Given the complexity of the calculation, this is actually quite an achievement and brought to you thanks to the wizardry of computing. In fact, the calculations are pretty difficult even with the aid of a calculator and leave us asking how we managed before the age of such simple online tools as the loan calculator (the answer actually lies in the pages of tables which lenders previously used and which had to be prepared painstakingly and with a good deal of time).

To understand what is going on with such calculations it is interesting to look behind just what is involved. When you take out a loan, there is an outstanding debt which you need to repay, together with the interest on the amount of debt outstanding. This is done over a fixed number of years, at an agreed rate of interest.

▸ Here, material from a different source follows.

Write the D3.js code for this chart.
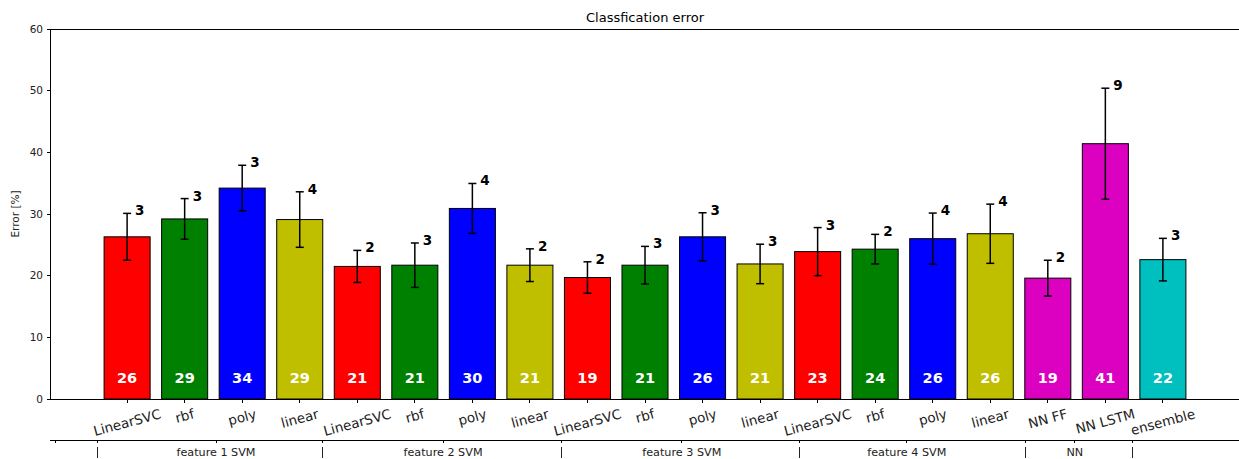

The picture is complicated by the fact that although you will be making equal monthly payments throughout the whole of the repayment period, the outstanding debt is of course decreasing and, therefore, the amount of interest you need to pay on the debt is also decreasing. Since the amount of repayments stay the same, as time goes by, more of each month’s payment goes towards repaying the principal of the debt and a lesser proportion towards interest payments.

The picture is further complicated, however, because the amount of interest payable needs to be compounded over the life of the loan. Because the interest due is repaid over the whole repayment period, the borrower actually effectively needs to pay interest on the outstanding amount of interest due.

In a word, therefore, there is an awful lot going on and a lot of calculations, dependent on each other, and all needing to be worked out simultaneously. It can take a lot of concentration simply to keep your mind on the various strands of the equation as it is working out over time. Indeed, so much concentration does it take that most of us these days simply go straight to the online calculator – and rely on it!